--- start DATA EXCERPT ---

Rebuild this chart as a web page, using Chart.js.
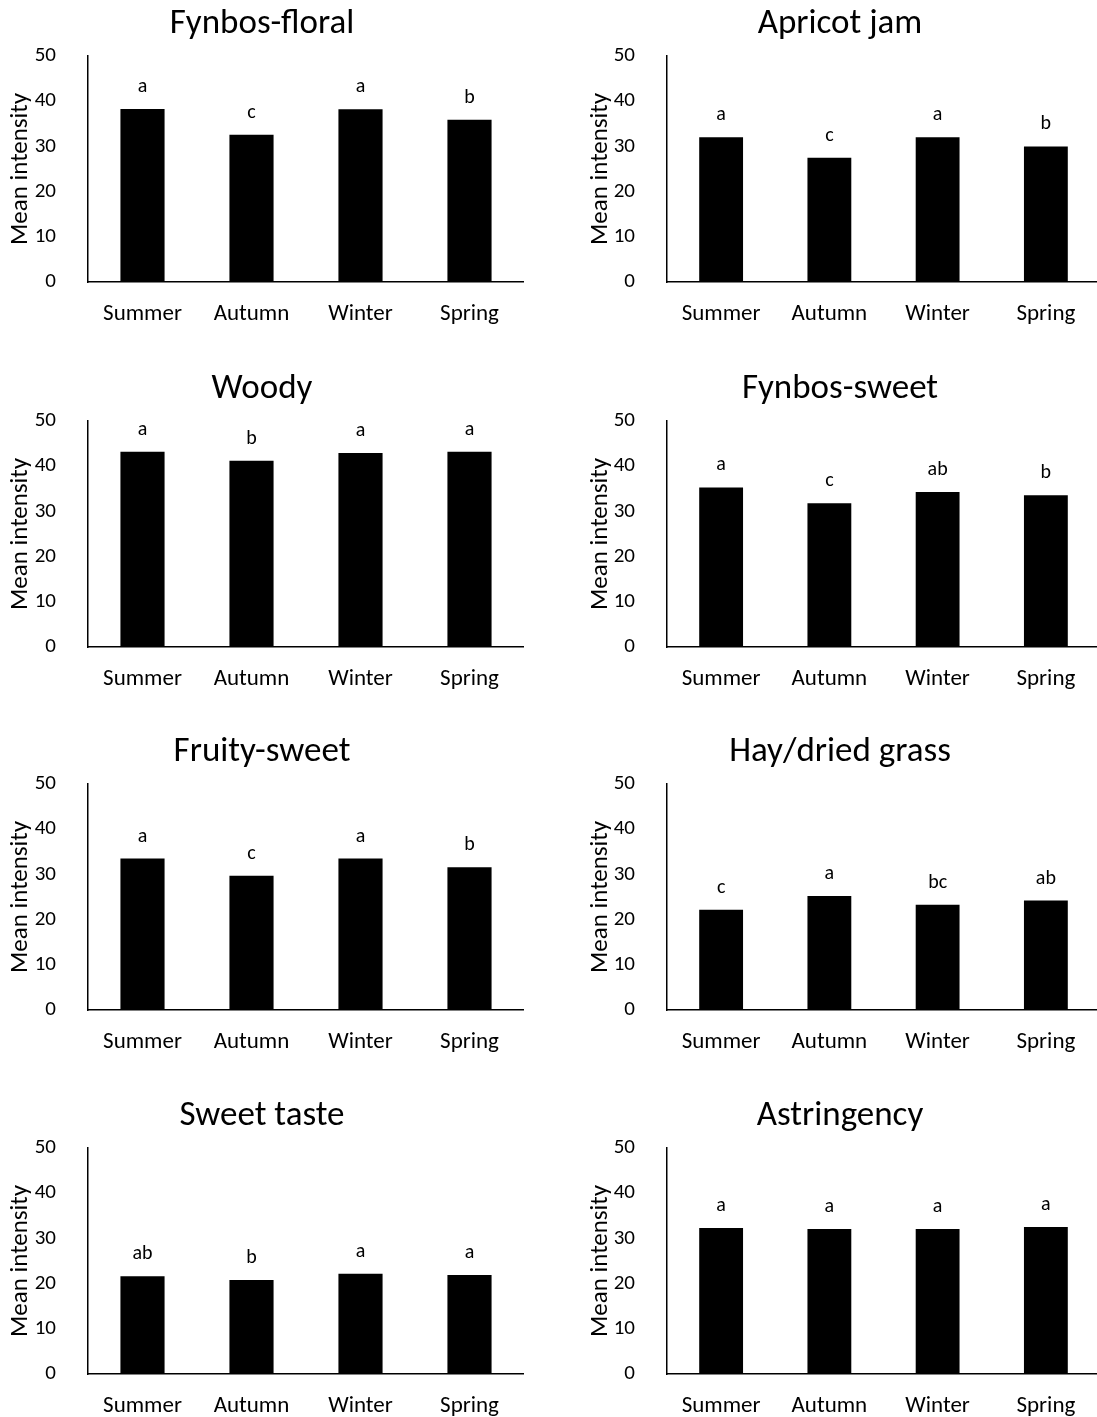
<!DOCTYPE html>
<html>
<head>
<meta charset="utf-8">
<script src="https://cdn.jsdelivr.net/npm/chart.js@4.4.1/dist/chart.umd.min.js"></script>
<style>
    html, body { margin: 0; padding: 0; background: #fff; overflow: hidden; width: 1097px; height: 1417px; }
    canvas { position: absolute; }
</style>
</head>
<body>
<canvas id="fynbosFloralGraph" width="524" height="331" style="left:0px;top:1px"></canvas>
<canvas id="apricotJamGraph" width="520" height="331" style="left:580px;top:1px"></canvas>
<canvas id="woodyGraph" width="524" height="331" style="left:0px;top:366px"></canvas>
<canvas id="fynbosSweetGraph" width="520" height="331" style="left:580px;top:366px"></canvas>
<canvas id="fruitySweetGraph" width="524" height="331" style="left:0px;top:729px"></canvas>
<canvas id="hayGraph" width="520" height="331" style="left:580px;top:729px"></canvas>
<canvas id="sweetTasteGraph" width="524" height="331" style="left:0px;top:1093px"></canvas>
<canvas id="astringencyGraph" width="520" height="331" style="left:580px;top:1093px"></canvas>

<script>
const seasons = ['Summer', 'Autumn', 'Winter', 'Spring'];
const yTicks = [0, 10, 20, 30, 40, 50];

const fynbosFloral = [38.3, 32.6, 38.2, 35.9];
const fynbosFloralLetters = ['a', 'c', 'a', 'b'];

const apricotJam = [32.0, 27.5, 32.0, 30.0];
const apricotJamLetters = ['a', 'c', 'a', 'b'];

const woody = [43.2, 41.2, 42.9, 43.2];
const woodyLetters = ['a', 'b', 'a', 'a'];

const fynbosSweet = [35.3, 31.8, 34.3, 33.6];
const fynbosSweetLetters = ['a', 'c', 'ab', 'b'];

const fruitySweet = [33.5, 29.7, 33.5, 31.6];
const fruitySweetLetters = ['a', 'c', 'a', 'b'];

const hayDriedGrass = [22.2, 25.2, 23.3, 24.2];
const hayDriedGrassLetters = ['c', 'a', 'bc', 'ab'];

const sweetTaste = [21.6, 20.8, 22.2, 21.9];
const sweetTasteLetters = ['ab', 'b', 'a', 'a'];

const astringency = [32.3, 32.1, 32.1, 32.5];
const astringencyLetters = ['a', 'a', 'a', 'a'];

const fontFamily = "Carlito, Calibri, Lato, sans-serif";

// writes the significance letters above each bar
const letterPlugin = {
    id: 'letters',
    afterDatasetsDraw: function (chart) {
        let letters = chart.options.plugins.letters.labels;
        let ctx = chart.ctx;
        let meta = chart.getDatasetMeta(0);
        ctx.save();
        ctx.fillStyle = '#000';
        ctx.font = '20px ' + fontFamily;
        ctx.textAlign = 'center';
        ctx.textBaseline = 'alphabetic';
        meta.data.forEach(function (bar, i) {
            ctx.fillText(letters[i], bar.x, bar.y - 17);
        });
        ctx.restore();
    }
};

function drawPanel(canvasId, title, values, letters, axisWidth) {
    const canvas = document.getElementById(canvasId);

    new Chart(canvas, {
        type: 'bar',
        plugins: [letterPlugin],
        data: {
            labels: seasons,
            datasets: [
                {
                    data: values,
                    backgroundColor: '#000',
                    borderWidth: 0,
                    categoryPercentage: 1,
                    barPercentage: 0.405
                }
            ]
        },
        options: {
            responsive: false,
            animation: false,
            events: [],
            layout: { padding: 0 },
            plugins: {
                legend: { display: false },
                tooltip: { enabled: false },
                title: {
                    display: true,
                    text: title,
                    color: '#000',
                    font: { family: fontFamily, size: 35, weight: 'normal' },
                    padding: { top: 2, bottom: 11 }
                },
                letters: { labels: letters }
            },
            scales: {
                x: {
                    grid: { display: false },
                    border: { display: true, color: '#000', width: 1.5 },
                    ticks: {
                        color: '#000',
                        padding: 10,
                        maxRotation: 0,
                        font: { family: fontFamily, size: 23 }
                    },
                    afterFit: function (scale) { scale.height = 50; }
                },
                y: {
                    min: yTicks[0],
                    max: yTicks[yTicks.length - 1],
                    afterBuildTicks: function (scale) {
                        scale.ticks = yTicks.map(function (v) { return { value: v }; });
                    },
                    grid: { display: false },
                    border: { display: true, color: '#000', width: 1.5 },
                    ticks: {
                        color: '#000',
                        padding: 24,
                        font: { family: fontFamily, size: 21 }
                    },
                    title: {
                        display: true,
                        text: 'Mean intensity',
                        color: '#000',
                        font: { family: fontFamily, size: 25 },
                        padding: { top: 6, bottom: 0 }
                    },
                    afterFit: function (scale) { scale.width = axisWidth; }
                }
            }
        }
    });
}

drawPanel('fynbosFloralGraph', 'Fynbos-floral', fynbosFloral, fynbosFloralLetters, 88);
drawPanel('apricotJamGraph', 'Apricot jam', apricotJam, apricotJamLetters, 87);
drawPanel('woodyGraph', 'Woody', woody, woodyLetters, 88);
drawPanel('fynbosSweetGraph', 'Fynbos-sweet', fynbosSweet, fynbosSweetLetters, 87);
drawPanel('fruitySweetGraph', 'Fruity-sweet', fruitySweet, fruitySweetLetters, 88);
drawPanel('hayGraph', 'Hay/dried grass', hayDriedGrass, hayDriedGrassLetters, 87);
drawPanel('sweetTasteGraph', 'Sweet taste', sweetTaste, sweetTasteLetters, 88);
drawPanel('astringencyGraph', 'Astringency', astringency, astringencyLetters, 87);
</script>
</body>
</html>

--- end DATA EXCERPT ---

▸ **TASK OBJECTIVE**
From start to finish, output the listing exactly, but omit its pictures.

▸ **RESPONSE**
Rebuild this chart as a web page, using Chart.js.
<!DOCTYPE html>
<html>
<head>
<meta charset="utf-8">
<script src="https://cdn.jsdelivr.net/npm/chart.js@4.4.1/dist/chart.umd.min.js"></script>
<style>
    html, body { margin: 0; padding: 0; background: #fff; overflow: hidden; width: 1097px; height: 1417px; }
    canvas { position: absolute; }
</style>
</head>
<body>
<canvas id="fynbosFloralGraph" width="524" height="331" style="left:0px;top:1px"></canvas>
<canvas id="apricotJamGraph" width="520" height="331" style="left:580px;top:1px"></canvas>
<canvas id="woodyGraph" width="524" height="331" style="left:0px;top:366px"></canvas>
<canvas id="fynbosSweetGraph" width="520" height="331" style="left:580px;top:366px"></canvas>
<canvas id="fruitySweetGraph" width="524" height="331" style="left:0px;top:729px"></canvas>
<canvas id="hayGraph" width="520" height="331" style="left:580px;top:729px"></canvas>
<canvas id="sweetTasteGraph" width="524" height="331" style="left:0px;top:1093px"></canvas>
<canvas id="astringencyGraph" width="520" height="331" style="left:580px;top:1093px"></canvas>

<script>
const seasons = ['Summer', 'Autumn', 'Winter', 'Spring'];
const yTicks = [0, 10, 20, 30, 40, 50];

const fynbosFloral = [38.3, 32.6, 38.2, 35.9];
const fynbosFloralLetters = ['a', 'c', 'a', 'b'];

const apricotJam = [32.0, 27.5, 32.0, 30.0];
const apricotJamLetters = ['a', 'c', 'a', 'b'];

const woody = [43.2, 41.2, 42.9, 43.2];
const woodyLetters = ['a', 'b', 'a', 'a'];

const fynbosSweet = [35.3, 31.8, 34.3, 33.6];
const fynbosSweetLetters = ['a', 'c', 'ab', 'b'];

const fruitySweet = [33.5, 29.7, 33.5, 31.6];
const fruitySweetLetters = ['a', 'c', 'a', 'b'];

const hayDriedGrass = [22.2, 25.2, 23.3, 24.2];
const hayDriedGrassLetters = ['c', 'a', 'bc', 'ab'];

const sweetTaste = [21.6, 20.8, 22.2, 21.9];
const sweetTasteLetters = ['ab', 'b', 'a', 'a'];

const astringency = [32.3, 32.1, 32.1, 32.5];
const astringencyLetters = ['a', 'a', 'a', 'a'];

const fontFamily = "Carlito, Calibri, Lato, sans-serif";

// writes the significance letters above each bar
const letterPlugin = {
    id: 'letters',
    afterDatasetsDraw: function (chart) {
        let letters = chart.options.plugins.letters.labels;
        let ctx = chart.ctx;
        let meta = chart.getDatasetMeta(0);
        ctx.save();
        ctx.fillStyle = '#000';
        ctx.font = '20px ' + fontFamily;
        ctx.textAlign = 'center';
        ctx.textBaseline = 'alphabetic';
        meta.data.forEach(function (bar, i) {
            ctx.fillText(letters[i], bar.x, bar.y - 17);
        });
        ctx.restore();
    }
};

function drawPanel(canvasId, title, values, letters, axisWidth) {
    const canvas = document.getElementById(canvasId);

    new Chart(canvas, {
        type: 'bar',
        plugins: [letterPlugin],
        data: {
            labels: seasons,
            datasets: [
                {
                    data: values,
                    backgroundColor: '#000',
                    borderWidth: 0,
                    categoryPercentage: 1,
                    barPercentage: 0.405
                }
            ]
        },
        options: {
            responsive: false,
            animation: false,
            events: [],
            layout: { padding: 0 },
            plugins: {
                legend: { display: false },
                tooltip: { enabled: false },
                title: {
                    display: true,
                    text: title,
                    color: '#000',
                    font: { family: fontFamily, size: 35, weight: 'normal' },
                    padding: { top: 2, bottom: 11 }
                },
                letters: { labels: letters }
            },
            scales: {
                x: {
                    grid: { display: false },
                    border: { display: true, color: '#000', width: 1.5 },
                    ticks: {
                        color: '#000',
                        padding: 10,
                        maxRotation: 0,
                        font: { family: fontFamily, size: 23 }
                    },
                    afterFit: function (scale) { scale.height = 50; }
                },
                y: {
                    min: yTicks[0],
                    max: yTicks[yTicks.length - 1],
                    afterBuildTicks: function (scale) {
                        scale.ticks = yTicks.map(function (v) { return { value: v }; });
                    },
                    grid: { display: false },
                    border: { display: true, color: '#000', width: 1.5 },
                    ticks: {
                        color: '#000',
                        padding: 24,
                        font: { family: fontFamily, size: 21 }
                    },
                    title: {
                        display: true,
                        text: 'Mean intensity',
                        color: '#000',
                        font: { family: fontFamily, size: 25 },
                        padding: { top: 6, bottom: 0 }
                    },
                    afterFit: function (scale) { scale.width = axisWidth; }
                }
            }
        }
    });
}

drawPanel('fynbosFloralGraph', 'Fynbos-floral', fynbosFloral, fynbosFloralLetters, 88);
drawPanel('apricotJamGraph', 'Apricot jam', apricotJam, apricotJamLetters, 87);
drawPanel('woodyGraph', 'Woody', woody, woodyLetters, 88);
drawPanel('fynbosSweetGraph', 'Fynbos-sweet', fynbosSweet, fynbosSweetLetters, 87);
drawPanel('fruitySweetGraph', 'Fruity-sweet', fruitySweet, fruitySweetLetters, 88);
drawPanel('hayGraph', 'Hay/dried grass', hayDriedGrass, hayDriedGrassLetters, 87);
drawPanel('sweetTasteGraph', 'Sweet taste', sweetTaste, sweetTasteLetters, 88);
drawPanel('astringencyGraph', 'Astringency', astringency, astringencyLetters, 87);
</script>
</body>
</html>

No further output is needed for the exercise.